Airbus is considering an increase in production of its A320 medium-haul aircraft, taking output above 42 planes per month, sales chief John Leahy told Reuters on Tuesday.
The comments, in an interview at the Dubai Airshow, mark the plane maker's first response to an increase in production of the competing 737 unveiled by Boeing three weeks ago.
Together, the industry's most-sold jets generate much of the cash used by leading plane makers to fund developments such as the Airbus A350 and revamped Boeing 777X launched this week.
"We are studying an increase in production," Leahy told Reuters in an interview at the Dubai Airshow.
He declined to say when Airbus, a unit of European aerospace group EADS, would make a decision, but said market forces alone would support production matching Boeing's.
"Once again [the issue] is the supply chain. There is demand out there for more A320ceo [current engine option] and neo [new engine option] aircraft," Leahy said.
"There are two different problems: One would be increasing current production of the A320ceo and the -other is ramping up production of the A320neo. But if we had more ceos right now we could sell them, and we certainly could sell more A320neos."
Airbus produces 42 of the current version of the A320 - known in the industry as A320ceo - and plans a new version called A320neo to be delivered starting from 2015.

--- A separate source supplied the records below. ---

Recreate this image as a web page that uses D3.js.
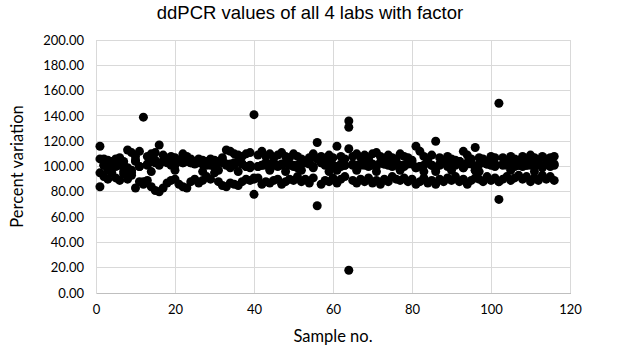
<!DOCTYPE html>
<html><head><meta charset="utf-8">
<script src="https://cdn.jsdelivr.net/npm/d3@7"></script>
<style>html,body{margin:0;padding:0;background:#fff;}svg{display:block;}</style>
</head><body>
<svg id="chart" width="622" height="349"></svg>
<script>
const title = "ddPCR values of all 4 labs with factor";
const xTitle = "Sample no.";
const yTitle = "Percent variation";
const xTicks = [0, 20, 40, 60, 80, 100, 120];
const yTicks = [0, 20, 40, 60, 80, 100, 120, 140, 160, 180, 200];

const labA = [116,106,105,104,106,107,104,113,111,108,112,139,108,110,111,117,109,106,108,107,105,110,108,106,104,106,105,104,106,105,104,107,113,112,110,109,108,110,111,141,109,112,108,110,107,109,111,108,107,110,108,106,104,107,110,119,108,106,109,107,116,108,106,136,108,110,107,109,106,110,111,108,106,109,107,106,110,108,107,105,116,112,108,106,109,120,107,105,108,106,105,104,112,109,106,115,107,106,104,108,107,150,107,105,108,106,105,108,106,109,107,105,108,106,107,108];
const labB = [106,101,103,102,100,103,101,99,97,104,100,88,102,104,103,101,104,103,102,101,105,103,104,103,102,104,102,101,103,100,104,103,102,99,103,104,102,100,101,90,100,101,103,102,103,101,102,103,101,100,99,104,103,104,100,106,103,104,102,101,97,102,101,131,102,101,102,101,103,102,100,103,102,101,100,103,101,100,102,103,99,100,101,103,101,98,102,104,101,103,102,104,99,102,103,97,102,103,102,101,100,88,101,102,101,100,101,100,101,101,100,102,99,102,100,101];
const labC = [95,101,97,101,103,101,96,98,95,105,100,87,101,96,105,102,104,104,101,97,104,103,105,103,104,103,96,103,101,100,97,105,101,102,101,96,102,100,99,91,100,101,101,97,101,100,101,96,102,101,101,97,103,102,99,106,103,101,96,101,100,100,101,114,101,97,101,102,100,101,96,103,102,102,101,101,97,101,103,102,99,100,96,104,101,96,101,103,100,97,101,104,99,103,102,97,96,103,102,102,102,88,102,101,97,103,101,102,101,102,96,104,100,102,101,102];
const labD = [84,92,90,95,91,89,94,90,93,83,88,86,89,84,81,80,83,87,89,90,86,84,83,88,90,87,89,92,90,95,88,85,84,87,86,85,88,90,89,78,91,86,88,87,89,90,86,88,90,89,92,88,90,87,91,69,86,89,88,91,87,90,92,18,89,87,90,88,91,87,89,86,90,88,92,90,89,91,88,90,86,88,91,87,89,86,90,88,91,89,92,88,90,86,89,91,90,88,92,89,91,74,90,92,89,91,93,90,92,88,91,89,93,90,92,89];

const svg = d3.select("#chart");
const margin = {left: 96, right: 52, top: 40, bottom: 56};
const W = 622, H = 349;
const x = d3.scaleLinear().domain([0, 120]).range([margin.left, W - margin.right]);
const y = d3.scaleLinear().domain([0, 200]).range([H - margin.bottom, margin.top]);

const grid = svg.append("g");
grid.selectAll("line.h").data(yTicks).enter().append("line")
  .attr("x1", x(0)).attr("x2", x(120)).attr("y1", d => y(d)).attr("y2", d => y(d))
  .attr("stroke", "#d9d9d9").attr("stroke-width", 1).attr("shape-rendering", "crispEdges");
grid.selectAll("line.v").data(xTicks).enter().append("line")
  .attr("y1", y(0)).attr("y2", y(200)).attr("x1", d => x(d)).attr("x2", d => x(d))
  .attr("stroke", "#d9d9d9").attr("stroke-width", 1).attr("shape-rendering", "crispEdges");

const xAxis = svg.append("g").attr("transform", `translate(0,${y(0)})`)
  .call(d3.axisBottom(x).tickValues(xTicks).tickSize(0).tickPadding(12).tickFormat(d3.format("d")));
xAxis.select(".domain").attr("stroke", "#bfbfbf").attr("shape-rendering", "crispEdges");
xAxis.selectAll("text").attr("font-family", "Lato, 'Open Sans', sans-serif").attr("font-size", 13).attr("fill", "#000");

const yAxis = svg.append("g").attr("transform", `translate(${x(0)},0)`)
  .call(d3.axisLeft(y).tickValues(yTicks).tickSize(0).tickPadding(12).tickFormat(d3.format(".2f")));
yAxis.select(".domain").remove();
yAxis.selectAll("text").attr("font-family", "Lato, 'Open Sans', sans-serif").attr("font-size", 13).attr("fill", "#000");

const series = [labA, labB, labC, labD];
const pts = [];
series.forEach((arr, s) => arr.forEach((v, i) => pts.push({x: i + 1, y: v, s})));
svg.append("g").selectAll("circle").data(pts).enter().append("circle")
  .attr("cx", d => x(d.x)).attr("cy", d => y(d.y)).attr("r", 4.5).attr("fill", "#000");

svg.append("text").attr("x", 310).attr("y", 19).attr("text-anchor", "middle")
  .attr("font-family", "'Liberation Sans', Arial, sans-serif").attr("font-size", 18.5).attr("fill", "#000").text(title);
svg.append("text").attr("x", (x(0) + x(120)) / 2).attr("y", 342).attr("text-anchor", "middle")
  .attr("font-family", "Lato, 'Open Sans', sans-serif").attr("font-size", 16.5).attr("fill", "#000").text(xTitle);
svg.append("text").attr("transform", `translate(23,${(y(0) + y(200)) / 2}) rotate(-90)`).attr("text-anchor", "middle")
  .attr("font-family", "Lato, 'Open Sans', sans-serif").attr("font-size", 16.5).attr("fill", "#000").text(yTitle);
</script>
</body></html>
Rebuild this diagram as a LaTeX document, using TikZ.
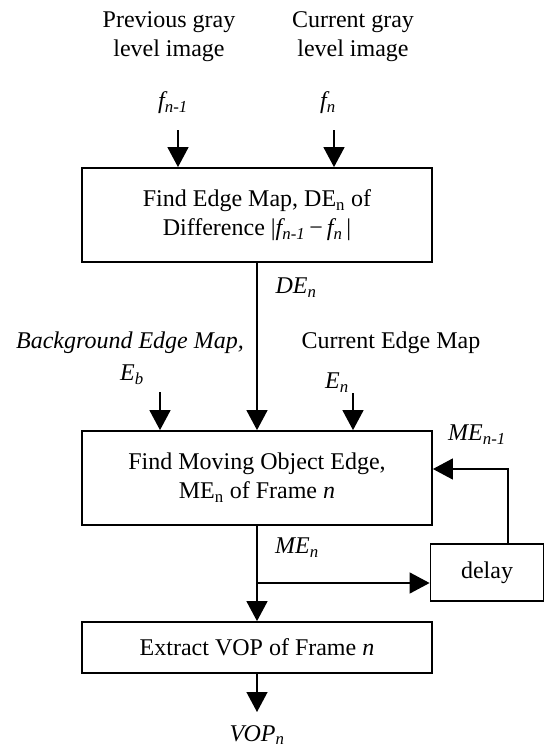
\documentclass[tikz,border=0pt]{standalone}
\usepackage{fontspec}
\setmainfont{Liberation Serif}
\usetikzlibrary{arrows.meta}
\newcommand{\sbs}[1]{\textsubscript{#1}}
\begin{document}
\begin{tikzpicture}[x=1pt,y=-1pt,
  font=\fontsize{24}{29}\selectfont,
  box/.style={draw, line width=1.8pt, inner sep=0pt, align=center},
  lbl/.style={inner sep=0pt, align=center},
  arr/.style={line width=1.4pt, -{Triangle[length=20pt,width=21pt]}},
  ln/.style={line width=1.4pt}]
\useasboundingbox (0,0) rectangle (545,747);
% top labels
\node[lbl] (prev) at (169,37) {Previous gray\\level image};
\node[lbl] (cur) at (353,37) {Current gray\\level image};
\node[lbl] (fprev) at (173,103) {\textit{f\sbs{n-1}}};
\node[lbl] (fcur) at (328,103) {\textit{f\sbs{n}}};
% boxes
\node[box, minimum width=350pt, minimum height=94pt] (b1) at (257,215)
  {Find Edge Map, DE\sbs{n} of\\Difference |\textit{f\sbs{n-1}}\,−\,\textit{f\sbs{n}}\,|};
\node[box, minimum width=350pt, minimum height=94pt] (b2) at (257,478)
  {Find Moving Object Edge,\\ME\sbs{n} of Frame \textit{n}};
\node[box, minimum width=113pt, minimum height=57pt] (dl) at (487,572.5) {delay};
\node[box, minimum width=350pt, minimum height=51pt] (b3) at (257,647.5)
  {Extract VOP of Frame \textit{n}};
% inputs to box 1
\coordinate (s1) at (178,130);
\coordinate (s2) at (334,130);
\draw[arr] (s1) -- (s1 |- b1.north);
\draw[arr] (s2) -- (s2 |- b1.north);
% middle labels
\node[lbl] (den) at (296,288) {\textit{DE\sbs{n}}};
\node[lbl] (bg) at (130,343) {\textit{Background Edge Map,}};
\node[lbl] (eb) at (132,375) {\textit{E\sbs{b}}};
\node[lbl] (cem) at (391,343) {Current Edge Map};
\node[lbl] (en) at (337,383) {\textit{E\sbs{n}}};
% inputs to box 2
\draw[arr] (b1.south) -- (b2.north);
\coordinate (s3) at (160,392);
\coordinate (s4) at (353,393);
\draw[arr] (s3) -- (s3 |- b2.north);
\draw[arr] (s4) -- (s4 |- b2.north);
% feedback
\node[lbl] (men1) at (477,435) {\textit{ME\sbs{n-1}}};
\coordinate (fb) at (508,469);
\draw[arr] (fb |- dl.north) -- (fb) -- (fb -| b2.east);
% branch
\node[lbl] (men) at (297,548) {\textit{ME\sbs{n}}};
\coordinate (br) at (257,583);
\draw[arr] (br) -- (br -| dl.west);
\draw[arr] (b2.south) -- (b3.north);
% output
\coordinate (ot) at (257,712);
\draw[arr] (b3.south) -- (ot);
\node[lbl] (vop) at (257,735) {\textit{VOP\sbs{n}}};
\end{tikzpicture}
\end{document}
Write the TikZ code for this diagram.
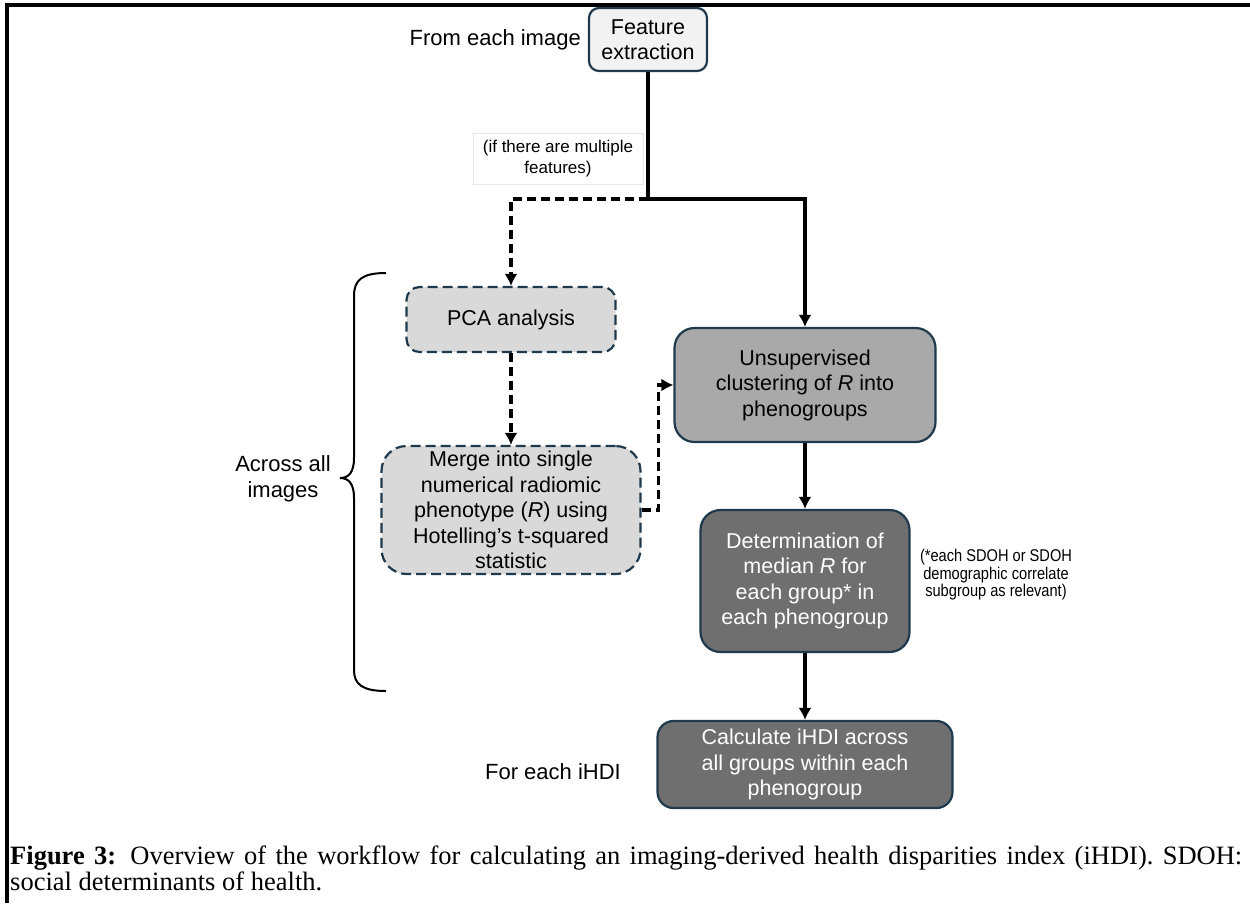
\documentclass[tikz,border=0pt]{standalone}
\usepackage{fontspec}
\setmainfont{Liberation Sans}
\newfontfamily\capfont{Liberation Serif}
\newfontfamily\narrowfont[FakeStretch=0.86]{Liberation Sans}
\usetikzlibrary{arrows.meta}
\definecolor{edgeblue}{HTML}{1F3A4D}
\definecolor{lightfill}{HTML}{F2F2F2}
\definecolor{pcafill}{HTML}{D9D9D9}
\definecolor{midfill}{HTML}{A9A9A9}
\definecolor{darkfill}{HTML}{6F6F6F}
\definecolor{labeledge}{HTML}{E6E6E6}
\tikzset{
  basebox/.style={draw=edgeblue, line width=2.2pt, align=center, inner sep=0pt,
    font=\fontsize{21.5}{25.5}\selectfont},
  featbox/.style={basebox, fill=lightfill, rounded corners=10pt},
  dashbox/.style={basebox, fill=pcafill, dash pattern=on 10pt off 5pt},
  midbox/.style={basebox, fill=midfill, rounded corners=20pt},
  darkbox/.style={basebox, fill=darkfill, text=white, rounded corners=20pt},
  conn/.style={line width=3.4pt, -{Latex[length=12pt,width=13pt]}},
  dconn/.style={conn, dash pattern=on 9pt off 5pt},
  plainlabel/.style={align=center, inner sep=0pt, font=\fontsize{22}{26}\selectfont},
}
\begin{document}
\begin{tikzpicture}[x=1pt,y=-1pt]
\useasboundingbox (0,0) rectangle (1250,903);
% frame
\draw[line width=4pt] (7,903) -- (7,5) -- (1250,5);

% boxes
\node[featbox, minimum width=118pt, minimum height=63pt] (feat) at (648,39.5) {Feature\\extraction};
\node[dashbox, rounded corners=13pt, minimum width=209pt, minimum height=65pt] (pca) at (511,319.5) {PCA analysis};
\node[dashbox, rounded corners=25pt, minimum width=259pt, minimum height=128pt] (merge) at (511,510) {Merge into single\\numerical radiomic\\phenotype (\textit{R}) using\\Hotelling’s t-squared\\statistic};
\node[midbox, minimum width=261pt, minimum height=114pt] (unsup) at (805,385) {Unsupervised\\clustering of \textit{R} into\\phenogroups};
\node[darkbox, minimum width=209pt, minimum height=142pt] (determ) at (805,581) {Determination of\\median \textit{R} for\\each group* in\\each phenogroup};
\node[darkbox, rounded corners=16pt, minimum width=295pt, minimum height=87pt] (calc) at (805,764.5) {Calculate iHDI across\\all groups within each\\phenogroup};

% labels
\node[plainlabel, anchor=east] (fromeach) at (581,40) {From each image};
\node[draw=labeledge, line width=0.6pt, align=center, minimum width=170pt, minimum height=51pt, inner sep=0pt,
  font=\fontsize{17}{21}\selectfont] (ifmulti) at (558,158.5) {(if there are multiple\\features)};
\node[plainlabel] (across) at (283,479) {Across all\\images};
\node[plainlabel] (foreach) at (553,772) {For each iHDI};
\node[align=center, inner sep=0pt, font=\narrowfont\fontsize{17}{17.5}\selectfont] (sdoh) at (996,575) {(*each SDOH or SDOH\\demographic correlate\\subgroup as relevant)};

% connectors
\coordinate (split) at (648,199);
\draw[conn] (feat.south) -- (split) -| (unsup.north);
\draw[dconn] (split) -| (pca.north);
\draw[dconn] (pca.south) -- (merge.north);
\draw[dconn] (merge.east) -- ++(17,0) |- (unsup.west);
\draw[conn] (unsup.south) -- (determ.north);
\draw[conn] (determ.south) -- (calc.north);

% brace
\draw[line width=2pt] (386,273) .. controls (362,273) and (354,280) .. (354,296)
  -- (354,458) .. controls (354,472) and (349,478) .. (340,478)
  .. controls (349,478) and (354,484) .. (354,498)
  -- (354,670) .. controls (354,684) and (362,691) .. (386,691);

% caption
\node[anchor=north west, align=left, inner sep=0pt, font=\capfont\fontsize{26.5}{26}\selectfont] (caption) at (10,846)
 {\makebox[1232pt][s]{\textbf{Figure 3:} Overview of the workflow for calculating an imaging-derived health disparities index (iHDI). SDOH:}\\social determinants of health.};
\end{tikzpicture}
\end{document}
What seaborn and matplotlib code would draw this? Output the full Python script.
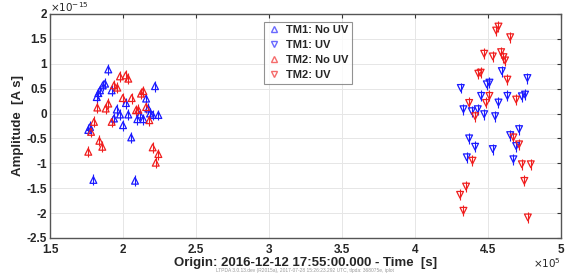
import numpy as np
import pandas as pd
import matplotlib
matplotlib.use("Agg")
import matplotlib.pyplot as plt
import seaborn as sns

# time in units of 1e5 s, amplitude in units of 1e-15 A s
tm1_nouv_t = [1.899, 1.877, 1.861, 1.842, 1.831, 1.820, 1.922, 2.219, 2.020, 2.158,
              1.957, 1.979, 1.938, 2.036, 2.000, 2.098, 2.116, 2.140, 2.173, 2.185,
              2.203, 2.242, 2.056, 1.774, 1.762, 1.797, 2.082]
tm1_nouv_a = [0.886, 0.600, 0.566, 0.466, 0.410, 0.330, 0.466, 0.550, 0.210, 0.300,
              0.080, -0.020, -0.100, -0.020, -0.234, -0.114, -0.020, -0.114, 0.100, 0.000,
              -0.030, -0.030, -0.480, -0.270, -0.330, -1.334, -1.350]

tm2_nouv_t = [1.979, 2.018, 2.036, 1.938, 1.961, 1.998, 2.059, 2.123, 2.139, 1.899,
              1.824, 1.881, 2.089, 2.105, 2.158, 2.180, 1.922, 1.801, 1.781, 1.838,
              1.858, 1.762, 2.203, 2.242, 2.224]
tm2_nouv_a = [0.746, 0.766, 0.700, 0.566, 0.520, 0.310, 0.310, 0.400, 0.450, 0.200,
              0.120, 0.100, 0.066, 0.075, 0.130, -0.134, -0.168, -0.168, -0.368, -0.548,
              -0.668, -0.768, -0.680, -0.814, -0.988]

tm1_uv_t = [4.313, 4.331, 4.388, 4.429, 4.452, 4.473, 4.491, 4.509, 4.571, 4.548,
            4.594, 4.632, 4.731, 4.753, 4.769, 4.370, 4.411, 4.532, 4.354, 4.651,
            4.712, 4.692, 4.673]
tm1_uv_a = [0.513, 0.086, 0.046, 0.086, 0.353, -0.014, 0.586, 0.620, 0.220, -0.054,
            0.852, 0.353, 0.346, 0.380, 0.712, -0.500, -0.668, -0.714, -0.880, -0.434,
            -0.314, -0.654, -0.920]

tm2_uv_t = [4.571, 4.555, 4.651, 4.473, 4.532, 4.589, 4.605, 4.616, 4.433, 4.449,
            4.632, 4.509, 4.486, 4.370, 4.411, 4.692, 4.673, 4.712, 4.393, 4.731,
            4.792, 4.748, 4.349, 4.308, 4.331, 4.772]
tm2_uv_a = [1.746, 1.666, 1.532, 1.200, 1.146, 1.232, 1.132, 1.066, 0.800, 0.820,
            0.680, 0.353, 0.212, 0.212, -0.054, 0.280, -0.480, -0.620, -0.948, -1.020,
            -1.020, -1.354, -1.468, -1.634, -1.954, -2.088]

err = 0.11
labels = ["TM1: No UV", "TM1: UV", "TM2: No UV", "TM2: UV"]

frames = []
for lab, t, a in zip(labels,
                     [tm1_nouv_t, tm1_uv_t, tm2_nouv_t, tm2_uv_t],
                     [tm1_nouv_a, tm1_uv_a, tm2_nouv_a, tm2_uv_a]):
    frames.append(pd.DataFrame({"t": t, "amp": a, "series": lab}))
df = pd.concat(frames, ignore_index=True)

sns.set_style("whitegrid")
plt.rcParams["font.family"] = ["Liberation Sans", "DejaVu Sans"]
plt.rcParams["axes.unicode_minus"] = False

colors = {"TM1: No UV": "#1a1aff", "TM1: UV": "#1a1aff",
          "TM2: No UV": "#f01e1e", "TM2: UV": "#f01e1e"}
markers = {"TM1: No UV": "^", "TM1: UV": "v", "TM2: No UV": "^", "TM2: UV": "v"}

fig = plt.figure(figsize=(5.73, 2.79), dpi=100)
ax = fig.add_axes([0.0873, 0.147, 0.892, 0.803])

for lab in labels:
    sub = df[df["series"] == lab]
    ax.errorbar(sub["t"], sub["amp"], yerr=err, fmt="none",
                ecolor=colors[lab], elinewidth=0.8, capsize=0, zorder=2)
    sns.scatterplot(data=sub, x="t", y="amp", ax=ax, marker=markers[lab],
                    s=24, facecolors="none", edgecolor=colors[lab],
                    linewidth=0.9, zorder=3)

ax.set_xlim(1.5, 5)
ax.set_ylim(-2.5, 2)
ax.set_xticks(np.arange(1.5, 5.01, 0.5))
ax.set_yticks(np.arange(-2.5, 2.01, 0.5))
ax.set_xticklabels(["%g" % v for v in np.arange(1.5, 5.01, 0.5)])
ax.set_yticklabels(["%g" % v for v in np.arange(-2.5, 2.01, 0.5)])
ax.tick_params(axis="both", which="both", direction="in", length=3,
               top=True, right=True, labelsize=8.5, pad=2, color="#333333")
ax.tick_params(axis="x", pad=4)
for lbl in ax.get_xticklabels() + ax.get_yticklabels():
    lbl.set_fontweight("bold")
ax.grid(True, color="#e6e6e6", linewidth=0.7)
for sp in ax.spines.values():
    sp.set_color("#555555")
    sp.set_linewidth(1.0)

ax.set_xlabel("Origin: 2016-12-12 17:55:00.000 - Time  [s]", fontsize=9.5,
              fontweight="bold", labelpad=1)
ax.set_ylabel("Amplitude  [A s]", fontsize=9.5, fontweight="bold", labelpad=2)

ax.text(0.0, 1.0, r"$\times10^{-15}$", transform=ax.transAxes,
        fontsize=7.5, ha="left", va="bottom")
ax.text(1.0, -0.08, r"$\times10^{5}$", transform=ax.transAxes,
        fontsize=7.5, ha="right", va="top")
fig.text(0.532, 0.02, "LTPDA 3.0.13.dev (R2015a), 2017-07-28 15:26:23.292 UTC, tlpda: 368075e, iplot",
         fontsize=3.5, color="#999999", ha="center", va="bottom")

handles = []
for lab in labels:
    h, = ax.plot([], [], linestyle="none", marker=markers[lab], markersize=5,
                 markerfacecolor="none", markeredgecolor=colors[lab], alpha=0.65)
    handles.append(h)
leg = ax.legend(handles, labels, loc="upper left", bbox_to_anchor=(0.418, 0.964),
                fontsize=8, frameon=True, fancybox=False, borderpad=0.3,
                labelspacing=0.45, handletextpad=0.5, handlelength=1.2,
                borderaxespad=0)
for txt in leg.get_texts():
    txt.set_fontweight("bold")
leg.get_frame().set_edgecolor("#777777")
leg.get_frame().set_linewidth(0.8)

fig.savefig("out.png", dpi=100)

Boeing said on October 31 it would increase production of its 737 aircraft to 47 planes per month by 2017 from 38 now, leapfrogging its previous target of 42 a month. It plans to deliver a competitor to the A320neo, the 737 MAX, from 2016.
Airbus has repeatedly claimed 60 percent of sales for these fuel-saving versions of medium-haul planes.
"We are pretty content with that, so that means our production rate would have to at least have to be equal to or greater than theirs [Boeing's]," Leahy said.
He also reiterated that Airbus continued to sell more wide-body jets than its rival, despite the launch of a new version of the 777 with $100 billion of orders on Sunday. Boeing denies that Airbus has weakened its traditional hold on such sales.